LES FÉMINISMES AFRICAINS ET LES FÉMINISMES DU SUD GLOBAL N’ONT PAS COMMENCÉ AVEC LE COLONIALISME
Continuer à présenter le féminisme incarné par les femmes africaines comme l’émanation du féminisme des femmes blanches, quand on sait que, historiquement, l’oppression des femmes n’a connu aucune frontière ethnique ou raciale, c’est leur dénier toute singularité. C’est réfuter l’idée qu’elles aient pu être responsables, aspirer à prendre leur destinée en main, penser par elles-mêmes leurs oppressions, leurs problèmes, et envisager d’elles-mêmes les solutions possibles.
Dès lors qu’il s’agit de liberté, d’échappées, de refus de l’autorité patriarcale – quelques-unes des caractéristiques du féminisme –, j’ai franchement peine à croire que les Subsahariennes n’aient pas eu elles aussi leur lot de griefs. Que les féminismes africains et les féminismes du Sud global aient commencé avec le colonialisme. Que les femmes de ces espaces ont attendu les Occidentales pour fédérer, lutter, soutenir, se solidariser entre elles, pour leur propre compte. Et ça tient de l’insulte d’imaginer qu’il ait pu en être autrement. Du mépris et de l’affront de considérer les récits de l’émancipation des Subsahariennes comme consécutifs à ceux d’autres femmes.
Au cœur de la question du féminisme, il y a celle de l’autodétermination, celle de la réappropriation de sa narration : disposer de soi-même pour concevoir ou non des enfants, vivre librement sa sexualité, affirmer son humanité. Par sa prétention à l’individualisme, le féminisme fait de la femme un individu, un sujet, une citoyenne désireuse de faire ses propres choix. Et c’est peut-être parce qu’il est synonyme d’autodétermination qu’il est perçu comme un « truc de femme blanche ». Que ses détracteurs mentent et prétendent qu’il n’aurait pas d’histoire sur le continent, pas lieu d’être revendiqué.
À l’encontre de l’ordre patriarcal établi
Le féminisme africain n’a attendu personne.
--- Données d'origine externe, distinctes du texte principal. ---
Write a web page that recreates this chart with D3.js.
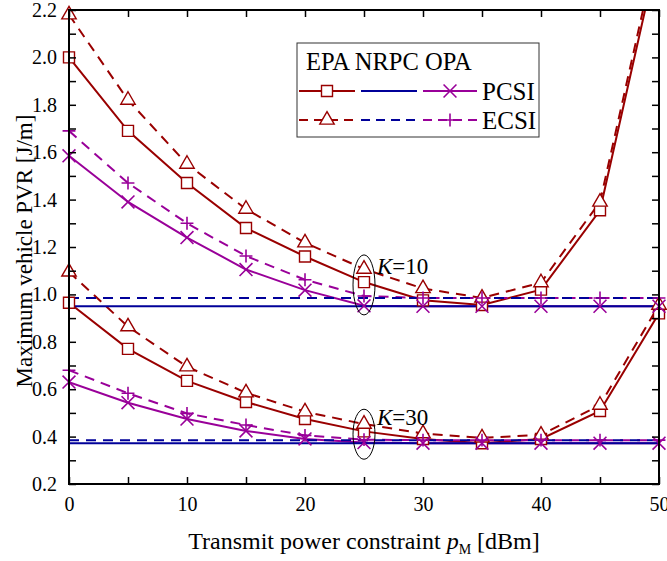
<!DOCTYPE html>
<html>
<head>
<meta charset="utf-8">
<script src="https://cdn.jsdelivr.net/npm/d3@7/dist/d3.min.js"></script>
<style>
  body { margin: 0; background: #fff; }
  text { font-family: "Liberation Serif", "Times New Roman", serif; }
</style>
</head>
<body>
<svg id="chart" width="667" height="561"></svg>
<script>
// transmit power constraint p_M [dBm]
const power = [0, 5, 10, 15, 20, 25, 30, 35, 40, 45, 50];

// K = 10
const epaPcsiK10 = [2.00, 1.69, 1.47, 1.28, 1.16, 1.052, 0.975, 0.955, 1.02, 1.355, 2.46];
const epaEcsiK10 = [2.18, 1.82, 1.55, 1.36, 1.218, 1.107, 1.025, 0.985, 1.05, 1.39, 2.50];
const opaPcsiK10 = [1.585, 1.39, 1.24, 1.105, 1.018, 0.952, 0.95, 0.95, 0.95, 0.95, 0.95];
const opaEcsiK10 = [1.69, 1.47, 1.30, 1.162, 1.062, 0.993, 0.985, 0.985, 0.985, 0.985, 0.985];
const nrpcPcsiK10 = [0.95, 0.95, 0.95, 0.95, 0.95, 0.95, 0.95, 0.95, 0.95, 0.95, 0.95];
const nrpcEcsiK10 = [0.985, 0.985, 0.985, 0.985, 0.985, 0.985, 0.985, 0.985, 0.985, 0.985, 0.985];

// K = 30
const epaPcsiK30 = [0.965, 0.77, 0.635, 0.546, 0.474, 0.422, 0.39, 0.372, 0.39, 0.508, 0.92];
const epaEcsiK30 = [1.095, 0.864, 0.695, 0.585, 0.505, 0.453, 0.413, 0.395, 0.407, 0.533, 0.955];
const opaPcsiK30 = [0.63, 0.543, 0.474, 0.424, 0.39, 0.375, 0.372, 0.372, 0.372, 0.372, 0.372];
const opaEcsiK30 = [0.68, 0.583, 0.498, 0.449, 0.405, 0.387, 0.385, 0.385, 0.385, 0.385, 0.385];
const nrpcPcsiK30 = [0.372, 0.372, 0.372, 0.372, 0.372, 0.372, 0.372, 0.372, 0.372, 0.372, 0.372];
const nrpcEcsiK30 = [0.385, 0.385, 0.385, 0.385, 0.385, 0.385, 0.385, 0.385, 0.385, 0.385, 0.385];

const xTicks = [0, 5, 10, 15, 20, 25, 30, 35, 40, 45, 50];
const yTicks = d3.range(2, 23).map(d => d / 10);

const red = "#990000", blue = "#000099", purple = "#990099";

const margin = { top: 10, right: 8, bottom: 77, left: 69 };
const width = 667 - margin.left - margin.right;
const height = 561 - margin.top - margin.bottom;

const svg = d3.select("#chart");
const g = svg.append("g").attr("transform", `translate(${margin.left},${margin.top})`);

const x = d3.scaleLinear().domain([0, 50]).range([0, width]);
const y = d3.scaleLinear().domain([0.2, 2.2]).range([height, 0]);

svg.append("defs").append("clipPath").attr("id", "clip")
  .append("rect").attr("width", width).attr("height", height);

// series: values, colour, dashed, marker
const series = [
  { v: epaPcsiK10, c: red, dash: false, m: "square" },
  { v: epaEcsiK10, c: red, dash: true, m: "triangle" },
  { v: epaPcsiK30, c: red, dash: false, m: "square" },
  { v: epaEcsiK30, c: red, dash: true, m: "triangle" },
  { v: opaPcsiK10, c: purple, dash: false, m: "times" },
  { v: opaEcsiK10, c: purple, dash: true, m: "plus" },
  { v: opaPcsiK30, c: purple, dash: false, m: "times" },
  { v: opaEcsiK30, c: purple, dash: true, m: "plus" },
  { v: nrpcPcsiK10, c: blue, dash: false, m: null },
  { v: nrpcEcsiK10, c: blue, dash: true, m: null },
  { v: nrpcPcsiK30, c: blue, dash: false, m: null },
  { v: nrpcEcsiK30, c: blue, dash: true, m: null }
];

const symbols = {
  square: d3.symbol().type(d3.symbolSquare).size(121),
  triangle: d3.symbol().type(d3.symbolTriangle).size(90),
  times: d3.symbol().type(d3.symbolTimes).size(110),
  plus: d3.symbol().type(d3.symbolPlus).size(56)
};

const line = d3.line().x((d, i) => x(power[i])).y(d => y(d));

const plot = g.append("g").attr("clip-path", "url(#clip)");

function drawMarker(sel, m, c) {
  sel.attr("d", symbols[m]())
    .attr("fill", (m === "square" || m === "triangle") ? "#fff" : "none")
    .attr("stroke", c)
    .attr("stroke-width", m === "times" || m === "plus" ? 1.6 : 1.4);
}

series.forEach(s => {
  plot.append("path")
    .datum(s.v)
    .attr("d", line)
    .attr("fill", "none")
    .attr("stroke", s.c)
    .attr("stroke-width", 2)
    .attr("stroke-dasharray", s.dash ? "10,7" : null);
});

series.filter(s => s.m).forEach(s => {
  g.append("g").selectAll("path")
    .data(s.v.map((v, i) => [power[i], v]).filter(d => d[1] <= 2.2))
    .join("path")
    .attr("transform", d => `translate(${x(d[0])},${y(d[1])})`)
    .call(sel => drawMarker(sel, s.m, s.c));
});

// axes with inward ticks
const tickFont = sel => sel.selectAll("text")
  .attr("font-family", "'Liberation Serif', 'Times New Roman', serif")
  .attr("font-size", 20).attr("fill", "#000");

g.append("g").attr("transform", `translate(0,${height})`)
  .call(d3.axisBottom(x).tickValues(xTicks).tickSize(-7).tickPadding(13)
    .tickFormat(d => d % 10 === 0 ? d : ""))
  .call(tickFont);
g.append("g")
  .call(d3.axisLeft(y).tickValues(yTicks).tickSize(-7).tickPadding(12)
    .tickFormat(d => Math.round(d * 10) % 2 === 0 ? d3.format(".1f")(d) : ""))
  .call(tickFont);
g.append("g")
  .call(d3.axisTop(x).tickValues(xTicks).tickSize(-7).tickFormat(""));
g.append("g").attr("transform", `translate(${width},0)`)
  .call(d3.axisRight(y).tickValues(yTicks).tickSize(-7).tickFormat(""));

g.selectAll(".domain").remove();
g.selectAll(".tick line").attr("stroke", "#000").attr("stroke-width", 1.5);
g.append("rect").attr("width", width).attr("height", height)
  .attr("fill", "none").attr("stroke", "#000").attr("stroke-width", 2);

// axis titles
const xt = svg.append("text")
  .attr("x", margin.left + width / 2).attr("y", 549)
  .attr("text-anchor", "middle").attr("font-size", 24);
xt.append("tspan").text("Transmit power constraint  ");
xt.append("tspan").attr("font-style", "italic").text("p");
xt.append("tspan").attr("font-size", 14).attr("dy", 5).text("M");
xt.append("tspan").attr("dy", -5).text(" [dBm]");

svg.append("text")
  .attr("transform", `translate(24,${margin.top + height / 2 + 4}) rotate(-90)`)
  .attr("text-anchor", "middle").attr("dy", "0.35em").attr("font-size", 23)
  .text("Maximum vehicle PVR [J/m]");

// K annotations
const notes = [
  { k: "10", cy: 1.04, ry: 30, ty: 1.086 },
  { k: "30", cy: 0.41, ry: 25, ty: 0.449 }
];
notes.forEach(n => {
  g.append("ellipse")
    .attr("cx", x(25)).attr("cy", y(n.cy)).attr("rx", 11).attr("ry", n.ry)
    .attr("fill", "none").attr("stroke", "#000").attr("stroke-width", 1);
  const t = g.append("text").attr("x", x(25) + 13).attr("y", y(n.ty))
    .attr("font-size", 23);
  t.append("tspan").attr("font-style", "italic").text("K");
  t.append("tspan").text("=" + n.k);
});

// legend
const lg = svg.append("g").attr("transform", "translate(297,43)");
lg.append("rect").attr("width", 242).attr("height", 94)
  .attr("fill", "#fff").attr("stroke", "#333").attr("stroke-width", 1);
lg.append("text").attr("x", 9).attr("y", 27).attr("font-size", 24.5).text("EPA NRPC OPA");

const legendRows = [
  { label: "PCSI", dash: false, marks: ["square", null, "times"], y: 48 },
  { label: "ECSI", dash: true, marks: ["triangle", null, "plus"], y: 77 }
];
const segs = [[2, 58], [64, 120], [126, 180]];
const segColors = [red, blue, purple];
legendRows.forEach(r => {
  segs.forEach((s, i) => {
    lg.append("line").attr("x1", s[0]).attr("x2", s[1]).attr("y1", r.y).attr("y2", r.y)
      .attr("stroke", segColors[i]).attr("stroke-width", 2)
      .attr("stroke-dasharray", r.dash ? "9,6" : null);
    if (r.marks[i]) {
      lg.append("path").attr("transform", `translate(${(s[0] + s[1]) / 2},${r.y})`)
        .call(sel => drawMarker(sel, r.marks[i], segColors[i]));
    }
  });
  lg.append("text").attr("x", 185).attr("y", r.y + 9).attr("font-size", 25).text(r.label);
});
</script>
</body>
</html>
Et il est même possible qu’il ait été en vigueur parmi les femmes africaines avant même qu’il existe un terme pour le définir car de tout temps, partout, il a existé des êtres luttant contre le sexisme et le patriarcat qui leur était imposé. Des êtres ne tolérant pas les inégalités existantes, en particulier dans la sphère intime et familiale. S’étant rebiffés à l’idée que leur participation à la vie de la collectivité devait passer par un homme interposé et leur identité, être circonscrite à « filles, épouses, et mères de citoyens ».
Vilipendé quasiment partout par ses adversaires parce qu’il va à l’encontre de l’ordre patriarcal établi, et particulièrement au sein de nos cultures où le groupe prévaut sur l’individu – surtout quand cet individu est une femme, le féminisme apparaît comme l’ennemi de la communauté, pour cette raison.
AUCUN ÊTRE SUR CETTE PLANÈTE NE SERA VÉRITABLEMENT LIBRE TANT QU’UNE SEULE FEMME, UNE SEULE FILLE SERA ASSERVIE
Hier comme aujourd’hui, toute l’argutie autour de sa pertinence pour les femmes africaines illustre en vérité l’adage suivant lequel lorsque le ou la sage montre la lune, l’imbécile regarde le doigt. Car s’évertuer à prétendre que le problème résiderait dans l’occidentalité du terme, et non dans la situation des femmes et les inégalités qu’elles vivent, c’est regarder par le petit bout de la lorgnette. C’est faire diversion. Perdre de vue l’ensemble. Et refuser de comprendre que peu importe le nom qu’on lui donne, aucun être sur cette planète ne sera véritablement libre tant qu’une seule femme, une seule fille sera asservie. Que l’oppression des femmes, quelle que soit la culture dans laquelle elle est de mise, ampute aussi les hommes de leur humanité.
Le féminisme est l’affaire de toutes et de tous. Il exprime un désir de vie pour autre chose. Celui d’un monde où chacun et chacune d’entre nous peut être qui il ou elle est, un monde de paix et de possibilités. Réactualiser le discours sur l’émancipation à partir de soi et en ses propres termes appartient à toutes les femmes. Y compris aux Subsahariennes et leurs descendantes.